Last month, two major developments boosted the market sentiments. The first one from US where Fed rates and commentary were on expected lines. No negative surprise is sometimes construed positively by the markets. Other Central Banks around the world maintained lenient view on money flow, thus boosting confidence for availability of ample liquidity. Domestically, a huge mandate given to BJP in state elections increased the confidence in market participants about major reform announcements on fast pace. Also, GST is confirmed to be implemented from 1st of July, 2017. These positive events pumped up “hope” of earning revival with a promise of abundant liquidity, leading to markets touching all time high.
On the negative side, some concerns remain like Brexit, fragile economic growth in Europe, slowing growth in China and huge amount of outstanding debt which is trading at negative yields! Nobody knows how the events will unfold on these fronts.
Though we are cautiously optimistic about earnings growth revival, we believe most of the positives are already discounted by the markets. Globally, markets are trading close to all time high in terms of valuation. Below are the charts to validate high valuations:
1) Price to Sales ratio of Dow Industrials: Close to all time high during tech bubble
2) Forward PE Ratio of Global Markets
Although, the above chart is showing forward PE multiple (which is calculated on expected earnings growth rate), not too far from long term average, we would remain cautious on that. The expected growth in EPS for the last 3 consecutive years has sharply disappointed markets and analysts.

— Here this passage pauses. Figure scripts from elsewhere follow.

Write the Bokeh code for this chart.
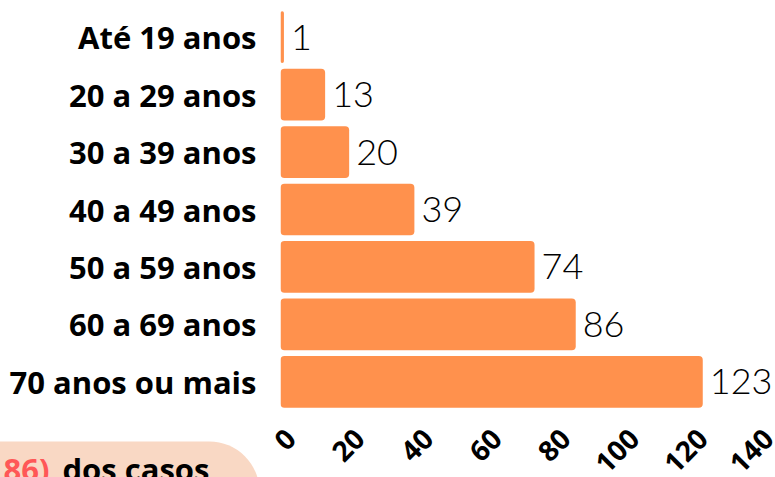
from bokeh.plotting import figure
from bokeh.models import Range1d, FactorRange, FixedTicker, Label, LinearAxis
from bokeh.core.properties import value
from bokeh.embed import file_html
from bokeh.resources import INLINE
import math

categories = ["Até 19 anos", "20 a 29 anos", "30 a 39 anos", "40 a 49 anos",
              "50 a 59 anos", "60 a 69 anos", "70 anos ou mais"]
values = [1, 13, 20, 39, 74, 86, 123]
x_ticks = [0, 20, 40, 60, 80, 100, 120, 140]
note_number = "86)"
note_text = "dos casos"

BAR = "#FF914D"
W = 775
LEFT, RIGHT, TOP = 280, 0, 8
FRAME_H = 402                         # bar area height, as in the reference
BOTTOM = 260                          # room for the axis and the note panels (the note is cut by the window like the reference)
H = TOP + FRAME_H + BOTTOM
PX = 3.433                            # pixels per unit
X_MAX = (W - LEFT - RIGHT) / PX
PY = FRAME_H / len(categories)        # pixels per category band
LABEL_SHIFT = 10 / PX                 # tick labels sit ~10px right of their ticks
FRAME_BOTTOM = TOP + FRAME_H

p = figure(width=W, height=H, output_backend="svg", toolbar_location=None,
           y_range=FactorRange(factors=categories[::-1]),
           x_range=Range1d(0, X_MAX), x_axis_location=None,
           min_border_left=LEFT, min_border_right=RIGHT, min_border_top=TOP,
           min_border_bottom=BOTTOM)
p.outline_line_color = None
p.background_fill_color = "white"
p.border_fill_color = "white"
p.grid.grid_line_color = None

p.hbar(y=categories, right=values, left=0, height=0.9, color=BAR,
       line_color=None, border_radius=4)

p.text(x=values, y=categories, text=[str(v) for v in values],
       x_offset=7, text_baseline="middle", text_align="left",
       text_font=value("Lato Light"), text_font_size="36px", text_color="black")

p.extra_x_ranges = {"labels": Range1d(-LABEL_SHIFT, X_MAX - LABEL_SHIFT)}
xa = LinearAxis(x_range_name="labels")
xa.ticker = FixedTicker(ticks=x_ticks)
xa.axis_line_color = None
xa.major_tick_line_color = None
xa.minor_tick_line_color = None
xa.major_label_orientation = math.pi / 4
xa.major_label_text_font = "Open Sans"
xa.major_label_text_font_style = "bold"
xa.major_label_text_font_size = "28px"
xa.major_label_text_color = "black"
xa.major_label_standoff = 17
p.add_layout(xa, "below")

ya = p.yaxis[0]
ya.axis_line_color = None
ya.major_tick_line_color = None
ya.minor_tick_line_color = None
ya.major_label_text_font = "Open Sans"
ya.major_label_text_font_style = "bold"
ya.major_label_text_font_size = "31px"
ya.major_label_text_color = "black"
ya.major_label_standoff = 18

# note box at the bottom-left (page pixels converted to data units)
box_left_px, box_top_px = -28, 441
num_right_px = 49
note_bg = Label(x=(box_left_px - LEFT) / PX, y=-(box_top_px - FRAME_BOTTOM) / PY,
                x_units="data", y_units="data",
                text=note_text, text_baseline="top", text_align="left",
                text_font="Open Sans", text_font_style="bold",
                text_font_size="31px", text_color="black",
                background_fill_color="#F9D8C4",
                padding=dict(left=90, right=50, top=6, bottom=40),
                border_radius=dict(top_left=0, top_right=50, bottom_right=0, bottom_left=0))
p.add_layout(note_bg, "below")
note_num = Label(x=(num_right_px - LEFT) / PX, y=-(box_top_px + 6 - FRAME_BOTTOM) / PY,
                 x_units="data", y_units="data",
                 text=note_number, text_baseline="top", text_align="right",
                 text_font="Open Sans", text_font_style="bold",
                 text_font_size="31px", text_color="#FF5757")
p.add_layout(note_num, "below")

open("out.html", "w").write(file_html(p, INLINE))
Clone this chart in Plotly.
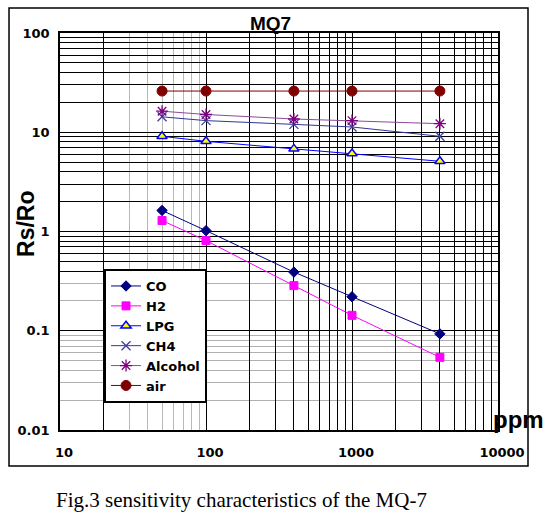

Trailing twelve months (TTM) PE of Sensex at current levels is at 23x which is widely stretched from its 10 years average of 18-19x. And this is on the back of paltry 6% earnings growth rate. In a bull run of 2004-2007, EPS growth was more than 25% annually. Historically, any investment made in Sensex when PE level is more than 19x results in very low returns over the next three years. Please see the table below:
So is it good time to BUY or SELL? These expensive market prices deter us to take new exposure to equity markets from a value investment perspective. However, the circle of good and bad news is in inevitable in markets, as it is in life. Once or twice every year, Sensex corrects by approximately 10%. We thus await these opportunities to take fresh equity exposure in portfolios with schemes having large cap orientation. We are completely avoiding mid & small cap space due to extremely high prices that resulted in many mutual fund houses to stop accepting new investments in their small & mid cap schemes. Although, an overpriced market can continue to remain overpriced for a considerable long period of time but these are not the best times to make investments.
For portfolios with old equity allocation, we would recommend trimming exposure from pure mid & small cap schemes and to maintain some cash levels to take benefits of any market correction.
On the Debt side, the market yields are not expected to go down. We therefore would not recommend any new allocation to long term debt funds. Ideal debt funds for investments would be ultra-short term for a period of less than 3 years and accrual debt funds for a period of 3-5 years. The quality of the portfolio remains the key here.
As we know that markets are uncertain and it can go in either direction, principle of Margin of Safety i.e. buying at a price that limits the downside is very important factor to consider before making investments in equity market. The risk is not in asset classes but in the price at which we have made investment.